| STATED EXERCISE |
Below is a block of records: output all of them exactly and leave out the pictures.

-.-.-

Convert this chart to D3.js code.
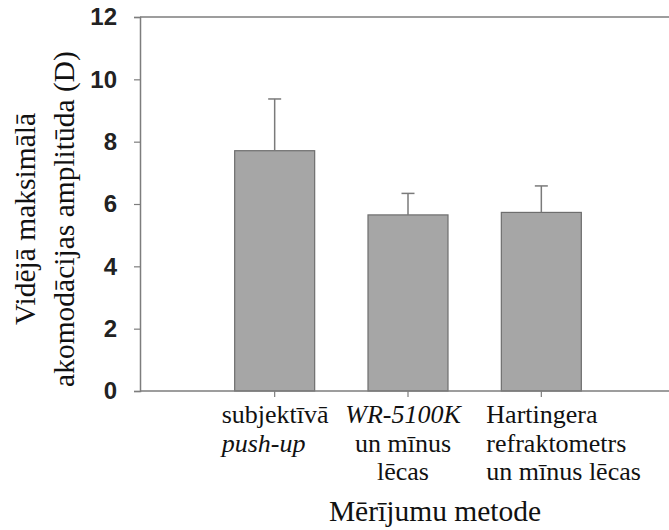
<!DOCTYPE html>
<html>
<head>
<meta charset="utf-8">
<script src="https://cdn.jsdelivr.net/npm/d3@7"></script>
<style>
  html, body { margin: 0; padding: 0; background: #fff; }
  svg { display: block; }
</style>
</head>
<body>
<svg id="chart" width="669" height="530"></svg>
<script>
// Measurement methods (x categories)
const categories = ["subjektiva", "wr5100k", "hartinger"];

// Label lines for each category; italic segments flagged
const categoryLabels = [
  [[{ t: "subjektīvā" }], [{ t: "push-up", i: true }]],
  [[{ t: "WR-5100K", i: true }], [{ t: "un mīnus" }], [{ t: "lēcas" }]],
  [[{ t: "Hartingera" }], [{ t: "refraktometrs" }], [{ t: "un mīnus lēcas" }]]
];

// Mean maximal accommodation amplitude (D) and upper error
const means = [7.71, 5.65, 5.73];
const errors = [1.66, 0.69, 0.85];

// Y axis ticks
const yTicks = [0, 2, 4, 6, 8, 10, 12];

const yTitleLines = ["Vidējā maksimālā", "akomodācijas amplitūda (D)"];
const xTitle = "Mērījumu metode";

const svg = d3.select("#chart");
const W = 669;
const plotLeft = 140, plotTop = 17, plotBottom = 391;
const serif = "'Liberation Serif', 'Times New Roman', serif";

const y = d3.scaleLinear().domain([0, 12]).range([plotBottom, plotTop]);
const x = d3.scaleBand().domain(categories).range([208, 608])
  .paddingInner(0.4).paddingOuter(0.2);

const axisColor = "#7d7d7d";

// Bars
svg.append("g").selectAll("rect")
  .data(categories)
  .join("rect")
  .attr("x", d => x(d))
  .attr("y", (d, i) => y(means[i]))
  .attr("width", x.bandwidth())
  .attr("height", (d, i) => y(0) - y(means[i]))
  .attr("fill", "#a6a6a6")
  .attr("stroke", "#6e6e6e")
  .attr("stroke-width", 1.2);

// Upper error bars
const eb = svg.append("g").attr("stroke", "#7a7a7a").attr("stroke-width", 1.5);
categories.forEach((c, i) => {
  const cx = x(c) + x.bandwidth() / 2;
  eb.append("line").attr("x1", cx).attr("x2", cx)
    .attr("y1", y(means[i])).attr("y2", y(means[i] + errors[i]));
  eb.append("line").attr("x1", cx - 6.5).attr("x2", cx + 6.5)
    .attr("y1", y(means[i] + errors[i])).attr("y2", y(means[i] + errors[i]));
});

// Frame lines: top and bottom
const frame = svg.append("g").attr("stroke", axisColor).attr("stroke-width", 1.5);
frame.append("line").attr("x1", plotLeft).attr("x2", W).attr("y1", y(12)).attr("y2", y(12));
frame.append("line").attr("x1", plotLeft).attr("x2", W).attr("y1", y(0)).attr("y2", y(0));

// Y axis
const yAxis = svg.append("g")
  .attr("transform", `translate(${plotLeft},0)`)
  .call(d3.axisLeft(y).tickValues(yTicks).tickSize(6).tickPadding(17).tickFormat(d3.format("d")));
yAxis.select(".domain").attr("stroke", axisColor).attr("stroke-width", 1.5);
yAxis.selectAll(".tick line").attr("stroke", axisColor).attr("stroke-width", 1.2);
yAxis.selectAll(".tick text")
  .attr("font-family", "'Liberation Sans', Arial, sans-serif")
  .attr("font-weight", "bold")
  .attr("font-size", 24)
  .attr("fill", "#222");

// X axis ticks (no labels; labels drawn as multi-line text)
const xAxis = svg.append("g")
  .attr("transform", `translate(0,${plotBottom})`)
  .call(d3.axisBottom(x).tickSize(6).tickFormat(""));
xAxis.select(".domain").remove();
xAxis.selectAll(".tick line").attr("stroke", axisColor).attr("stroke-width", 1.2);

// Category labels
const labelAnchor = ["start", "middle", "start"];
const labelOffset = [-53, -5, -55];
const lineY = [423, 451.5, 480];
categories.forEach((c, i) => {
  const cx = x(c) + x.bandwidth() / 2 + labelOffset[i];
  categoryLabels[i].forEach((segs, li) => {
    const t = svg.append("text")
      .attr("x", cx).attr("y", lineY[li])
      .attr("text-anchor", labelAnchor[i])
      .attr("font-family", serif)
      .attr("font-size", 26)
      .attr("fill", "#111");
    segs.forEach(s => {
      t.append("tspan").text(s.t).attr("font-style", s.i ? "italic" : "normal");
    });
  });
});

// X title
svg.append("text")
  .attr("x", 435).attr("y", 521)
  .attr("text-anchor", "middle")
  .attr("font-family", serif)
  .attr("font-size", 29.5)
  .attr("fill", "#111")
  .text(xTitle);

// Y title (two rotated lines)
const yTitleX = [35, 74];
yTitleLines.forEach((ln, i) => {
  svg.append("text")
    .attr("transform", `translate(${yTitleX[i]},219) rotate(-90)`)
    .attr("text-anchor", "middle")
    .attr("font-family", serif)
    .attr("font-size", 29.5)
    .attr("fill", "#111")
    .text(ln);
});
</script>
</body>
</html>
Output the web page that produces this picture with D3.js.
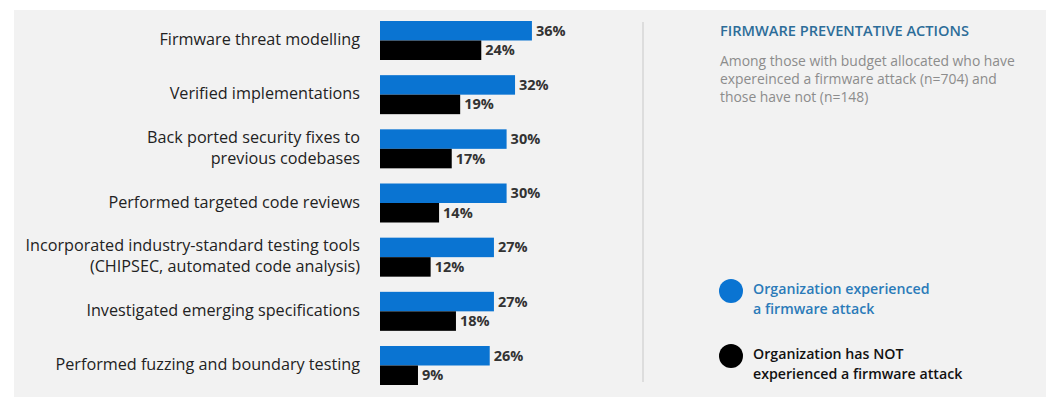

-.-.-

| RESULT OF THIS TASK |
Convert this chart to D3.js code.
<!DOCTYPE html>
<html>
<head>
<meta charset="utf-8">
<script src="https://cdn.jsdelivr.net/npm/d3@7"></script>
<style>
  html, body { margin: 0; padding: 0; background: #fff; }
  svg { display: block; }
</style>
</head>
<body>
<svg id="chart" width="669" height="530"></svg>
<script>
// Measurement methods (x categories)
const categories = ["subjektiva", "wr5100k", "hartinger"];

// Label lines for each category; italic segments flagged
const categoryLabels = [
  [[{ t: "subjektīvā" }], [{ t: "push-up", i: true }]],
  [[{ t: "WR-5100K", i: true }], [{ t: "un mīnus" }], [{ t: "lēcas" }]],
  [[{ t: "Hartingera" }], [{ t: "refraktometrs" }], [{ t: "un mīnus lēcas" }]]
];

// Mean maximal accommodation amplitude (D) and upper error
const means = [7.71, 5.65, 5.73];
const errors = [1.66, 0.69, 0.85];

// Y axis ticks
const yTicks = [0, 2, 4, 6, 8, 10, 12];

const yTitleLines = ["Vidējā maksimālā", "akomodācijas amplitūda (D)"];
const xTitle = "Mērījumu metode";

const svg = d3.select("#chart");
const W = 669;
const plotLeft = 140, plotTop = 17, plotBottom = 391;
const serif = "'Liberation Serif', 'Times New Roman', serif";

const y = d3.scaleLinear().domain([0, 12]).range([plotBottom, plotTop]);
const x = d3.scaleBand().domain(categories).range([208, 608])
  .paddingInner(0.4).paddingOuter(0.2);

const axisColor = "#7d7d7d";

// Bars
svg.append("g").selectAll("rect")
  .data(categories)
  .join("rect")
  .attr("x", d => x(d))
  .attr("y", (d, i) => y(means[i]))
  .attr("width", x.bandwidth())
  .attr("height", (d, i) => y(0) - y(means[i]))
  .attr("fill", "#a6a6a6")
  .attr("stroke", "#6e6e6e")
  .attr("stroke-width", 1.2);

// Upper error bars
const eb = svg.append("g").attr("stroke", "#7a7a7a").attr("stroke-width", 1.5);
categories.forEach((c, i) => {
  const cx = x(c) + x.bandwidth() / 2;
  eb.append("line").attr("x1", cx).attr("x2", cx)
    .attr("y1", y(means[i])).attr("y2", y(means[i] + errors[i]));
  eb.append("line").attr("x1", cx - 6.5).attr("x2", cx + 6.5)
    .attr("y1", y(means[i] + errors[i])).attr("y2", y(means[i] + errors[i]));
});

// Frame lines: top and bottom
const frame = svg.append("g").attr("stroke", axisColor).attr("stroke-width", 1.5);
frame.append("line").attr("x1", plotLeft).attr("x2", W).attr("y1", y(12)).attr("y2", y(12));
frame.append("line").attr("x1", plotLeft).attr("x2", W).attr("y1", y(0)).attr("y2", y(0));

// Y axis
const yAxis = svg.append("g")
  .attr("transform", `translate(${plotLeft},0)`)
  .call(d3.axisLeft(y).tickValues(yTicks).tickSize(6).tickPadding(17).tickFormat(d3.format("d")));
yAxis.select(".domain").attr("stroke", axisColor).attr("stroke-width", 1.5);
yAxis.selectAll(".tick line").attr("stroke", axisColor).attr("stroke-width", 1.2);
yAxis.selectAll(".tick text")
  .attr("font-family", "'Liberation Sans', Arial, sans-serif")
  .attr("font-weight", "bold")
  .attr("font-size", 24)
  .attr("fill", "#222");

// X axis ticks (no labels; labels drawn as multi-line text)
const xAxis = svg.append("g")
  .attr("transform", `translate(0,${plotBottom})`)
  .call(d3.axisBottom(x).tickSize(6).tickFormat(""));
xAxis.select(".domain").remove();
xAxis.selectAll(".tick line").attr("stroke", axisColor).attr("stroke-width", 1.2);

// Category labels
const labelAnchor = ["start", "middle", "start"];
const labelOffset = [-53, -5, -55];
const lineY = [423, 451.5, 480];
categories.forEach((c, i) => {
  const cx = x(c) + x.bandwidth() / 2 + labelOffset[i];
  categoryLabels[i].forEach((segs, li) => {
    const t = svg.append("text")
      .attr("x", cx).attr("y", lineY[li])
      .attr("text-anchor", labelAnchor[i])
      .attr("font-family", serif)
      .attr("font-size", 26)
      .attr("fill", "#111");
    segs.forEach(s => {
      t.append("tspan").text(s.t).attr("font-style", s.i ? "italic" : "normal");
    });
  });
});

// X title
svg.append("text")
  .attr("x", 435).attr("y", 521)
  .attr("text-anchor", "middle")
  .attr("font-family", serif)
  .attr("font-size", 29.5)
  .attr("fill", "#111")
  .text(xTitle);

// Y title (two rotated lines)
const yTitleX = [35, 74];
yTitleLines.forEach((ln, i) => {
  svg.append("text")
    .attr("transform", `translate(${yTitleX[i]},219) rotate(-90)`)
    .attr("text-anchor", "middle")
    .attr("font-family", serif)
    .attr("font-size", 29.5)
    .attr("fill", "#111")
    .text(ln);
});
</script>
</body>
</html>
Output the web page that produces this picture with D3.js.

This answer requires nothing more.